I used to hate English classes in high school. Especially research papers and, well, any paper more than a page long lol. I would put them off until the last minute. Seriously, I would stay up until 4am the night before they were due, having just started it that day. In college I wrote a paper on procrastination, which I wrote 2 hrs before class after 2 weeks of having the assignment. I just never liked writing. Except for poetry, I did like writing poetry (although I would also put it off until the last minute, usually in the 5 minutes before I had to stand up to read it lol).

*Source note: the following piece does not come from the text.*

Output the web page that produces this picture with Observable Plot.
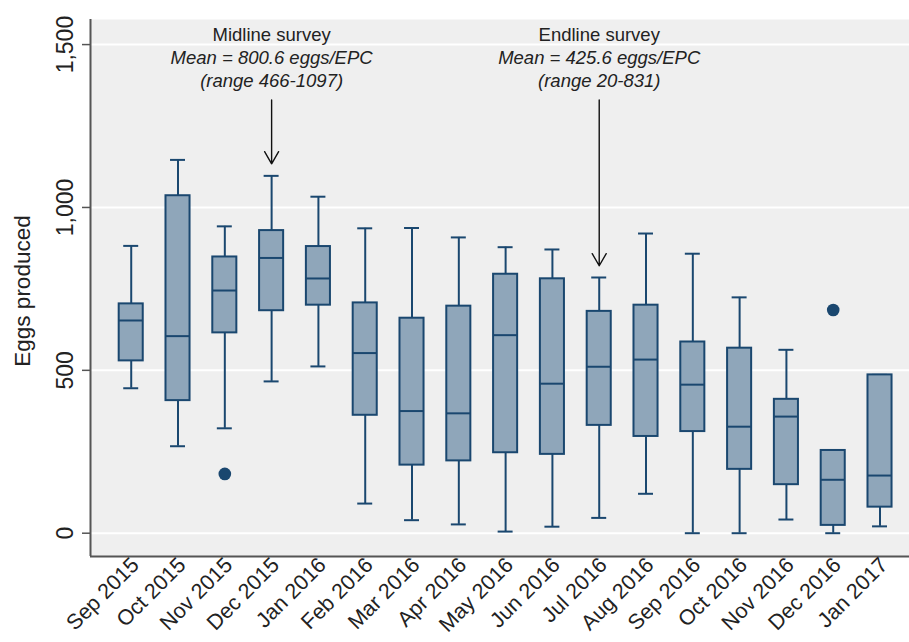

Somehow though, I managed to get perfect A's in all my English classes. I hated it but I could B.S. like nobody's business. How many people do you know who could write a 10-page paper on taking care of the environment in 3 hrs the night before it's due and still get a 95%? So although I hated writing, I did pretty good at it.
Now I have the reverse problem. I want to write, but it seems that every creative bone in my body got broken in the process of having kids. I can get an idea, but it can't get any farther than that, I just draw a blank. They lack embellishment, supporting stuff, and the all important B.S. I used to use so often. I'm all B.S.'ed out. Sometimes I wish I could write a book, but although I can think of a story I can't think of anything to fill it with. I read a lot of books and just think of how much genius these writers have, and I know I lack whatever it is they use in their brain to come up with that stuff.
Does anyone have any ideas on how to breath life into my dying creativity? There must be something I can do to get my brain in gear.